Este livro, bem curto e com letra bem decente, como já tinha referido, é tão fabuloso que até me custa descrevê-lo, enquadrá-lo num género e emitir uma opinião decente.
Porque este livro é extremamente actual, já que se foca na perspectiva dos refugiados de um país onde rebenta uma guerra civil, e podia ser bastante documental e crítico. Só que depois é completamente inesperado, porque nem é bem uma distopia, nem é bem futurista, é uma história belíssima sobre uma rapaz e uma rapariga que se conhecem e apaixonam, que vivem num país que nunca sabemos qual é, mas imaginamos algo como um Iraque, uma Síria, um Irão. E, apesar de já viverem com uma série de limitações culturais, religiosas, sociais, a situação complica-se quando o seu país entra num conflito e passa a ser fundamental garantirem a sua sobrevivência fugindo do mesmo e dos militantes que perseguem quem se tente opôr.
E é então que Nadia e Saeed procuram um ponto de fuga para um outro lugar que lhes garanta alguma segurança.
Portanto, conseguimos identificar esta história com aquilo que será a história de milhares e milhares de pessoas que já tentaram e outras que continuam a tentar fugir dos seus países em guerra, numa necessidade animal de sobrevivência.
Só que, em vez de acompanharmos toda uma jornada épica de fuga e salvamento, com entrada clandestina num país vizinho ou mais distante através de uma embarcação ilegal ou algo do género, a forma como se processam estas fugas ao longo do livro são algo mais fantasiosas. Porque tudo de processa através de encontrar umas "portas" que, uma vez entrando nelas, caminha-se um pouco e logo se sai noutro país ou cidade, que pode ser a Grécia, São Francisco, Londres, ou qualquer outra cidade ou país onde não exista um conflito.

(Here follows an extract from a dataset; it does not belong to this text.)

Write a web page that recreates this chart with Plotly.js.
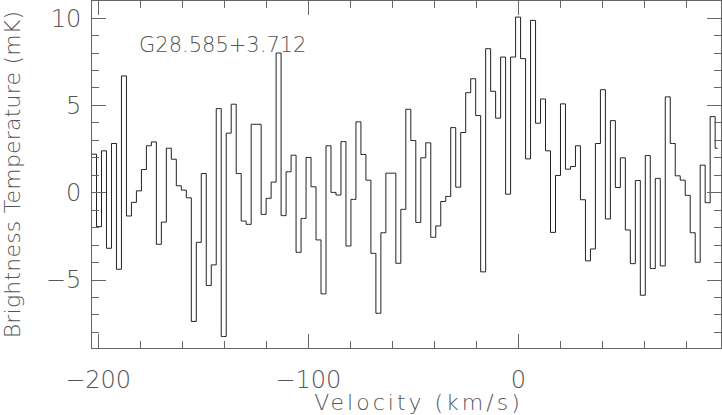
<!DOCTYPE html>
<html>
<head>
<meta charset="utf-8">
<script src="https://cdn.plot.ly/plotly-3.0.1.min.js"></script>
<style>
html,body{margin:0;padding:0;background:#fff;}
#chart{width:722px;height:415px;}
#chart .xtitle{letter-spacing:3.0px;transform:translateX(12px);}
#chart .ytitle{letter-spacing:0.2px;}
</style>
</head>
<body>
<div id="chart"></div>
<script>
// Channel brightness temperatures (mK), left to right
const temperature = [
  -1.94, 2.21, -1.94, 2.40, -3.18, 2.82, -4.38, 6.69, -1.33, -0.55, 0.11, 1.33, 2.69, 2.91, -2.95, -1.68, 2.55, 1.92, 0.40, 0.15, -0.29, -7.37,
  -2.84, 1.10, -5.31, -4.13, 4.82, -8.23, 3.41, 5.07, 1.10, -1.62, -1.81, 3.92, 3.92, -1.24, -0.32, 0.61, 8.00, -1.31, 1.20, 2.15, -3.41,
  -1.47, 2.02, 0.34, -2.70, -5.79, 2.69, 0.02, -0.13, 2.93, -3.05, -0.38, 4.06, 2.19, 0.72, -3.47, -6.90, -2.29, 1.12, 1.12, -4.04, -0.95,
  4.78, 2.99, -1.70, 2.00, 2.86, -2.55, -1.90, -0.50, -0.21, 3.73, 0.32, 3.45, 5.73, 6.53, 4.42, -4.53, 8.25, 5.81, 4.27, 7.77, -0.08,
  7.77, 10.06, 7.68, 1.94, 9.87, 3.98, 5.37, 2.40, -2.27, 0.99, 5.09, 1.35, 1.50, 2.69, -0.40, -3.90, -3.22, 2.82, 5.90, -1.50, 4.13,
  0.30, 2.00, -2.13, -4.06, 0.70, -5.87, 2.13, -4.34, 0.82, -4.19, 5.49, 2.82, 0.97, 0.72, -0.15, -2.29, -3.98, 1.58, -0.57, 4.36, 2.55
];
const firstVelocity = -204.32;   // km/s, centre of first channel
const channelWidth = 2.374;      // km/s
const sourceName = "G28.585+3.712";
const xTitle = "Velocity (km/s)";
const yTitle = "Brightness Temperature (mK)";

const fam = "DejaVu Sans, sans-serif";
const tickFont = {family: fam, size: 24, color: "#555", weight: 200};
const titleFont = {family: fam, size: 22, color: "#555", weight: 200};
const labelFont = {family: fam, size: 21, color: "#555", weight: 200};
const axisColor = "#666";

const trace = {
  type: "scatter",
  mode: "lines",
  y: temperature,
  x0: firstVelocity,
  dx: channelWidth,
  line: {shape: "hvh", color: "#222", width: 1},
  hoverinfo: "skip"
};

const layout = {
  width: 722, height: 415,
  margin: {l: 92, r: 1, t: 1, b: 67},
  paper_bgcolor: "#fff", plot_bgcolor: "#fff",
  showlegend: false,
  font: tickFont,
  xaxis: {
    range: [-202.9, 96.4],
    showgrid: false, zeroline: false,
    showline: true, linecolor: axisColor, linewidth: 1, mirror: "allticks",
    ticks: "inside", ticklen: 14, tickcolor: axisColor, tickwidth: 1,
    tick0: 0, dtick: 100,
    minor: {ticks: "inside", dtick: 20, ticklen: 7, tickcolor: axisColor, showgrid: false},
    ticklabelstandoff: 10,
    ticklabeloverflow: "allow",
    tickfont: tickFont,
    title: {text: xTitle, font: titleFont, standoff: 2}
  },
  yaxis: {
    range: [-8.89, 10.98],
    showgrid: false, zeroline: false,
    showline: true, linecolor: axisColor, linewidth: 1, mirror: "allticks",
    ticks: "inside", ticklen: 14, tickcolor: axisColor, tickwidth: 1,
    tick0: 0, dtick: 5,
    minor: {ticks: "inside", dtick: 1, ticklen: 7, tickcolor: axisColor, showgrid: false},
    ticklabelstandoff: 5,
    ticklabeloverflow: "allow",
    tickfont: tickFont,
    title: {text: yTitle, font: titleFont, standoff: 20}
  },
  annotations: [{
    text: sourceName, xref: "x", yref: "y",
    x: -181.6, y: 8.44, xanchor: "left", yanchor: "middle",
    showarrow: false, font: labelFont
  }]
};

Plotly.newPlot("chart", [trace], layout, {staticPlot: true, displayModeBar: false});
</script>
</body>
</html>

E em cada local era necessária a capacidade de se enquadrarem e de serem aceites, por serem diferentes. Especialmente Nadia que, até ao fim do livro, insiste em usar sempre o seu traje de túnica preta. E de conseguirem a dada altura dar um rumo às suas vidas, conseguirem instalar-se e ter uma vida normal, com uma rotina de trabalho, porque definitivamente voltar para a sua terra natal era inconcebível.
E também era preciso tentarem manter o seu relacionamento, que vai sofrendo impactos a cada porta que atravessam e à medida que o conflito na sua terra natal vai ficando mais distante. E perceber como se sentem em relação ao seu país natal, às suas famílias, à sua crença religiosa.
Portanto, é um livro que faz uma mistura fantástica entre realismo e fantasia, num romance que nos abre uma nova perspectiva sobre aquilo que serão os sentimentos de um refugiado de guerra e nos leva a questionar em que mundo vivemos e em que mundo queremos viver. Fosse tudo tão fácil como atravessar uma porta negra facilmente identificável para fugir e para encontrar paz!
Num livro que tinha um mote que poderia ter conduzido a uma elaboração com considerações políticas, económicas e religiosas, foge de tudo isso para nos dar a perspectiva da esperança e de um mundo melhor, à distância de uma porta mágica.
Só não dei 5 estrelas a este livro no Goodreads porque, em alguns momentos, eram apresentadas outras personagens meio fora da caixa e tive alguma dificuldade em perceber a intenção destas personagens, porque depois me faltou ali uma ligação mais óbvia à história central de Nadia e Saeed. Pareciam divagações ao acaso sobre outra pessoa qualquer num outro qualquer ponto do mundo e estive até ao fim a pensar que depois todas essas ligações iriam fazer sentido, mas senti que ficou um bocado no ar.
E o autor, apesar de ter uma escrita bela, tem alguns momentos com frases demasiado extensas, que me vi obrigada a reler, porque a frase dava tantas voltas que às tantas me perdia. Portanto, é um livro que exige, por um lado, alguma concentração e, por outro, alguma capacidade de abstracção e de sermos capazes de nos perder, de voar, de nos deixarmos levar sem resistências para onde o autor nos quer levar.
Mas é um livro lindíssimo e que recomendo vivamente!
"Todos somos migrantes através do tempo"
Já alguém leu este livro?
Obrigada à Saída de Emergência por fazer chegar até mim este livro, este autor e esta história encantadora!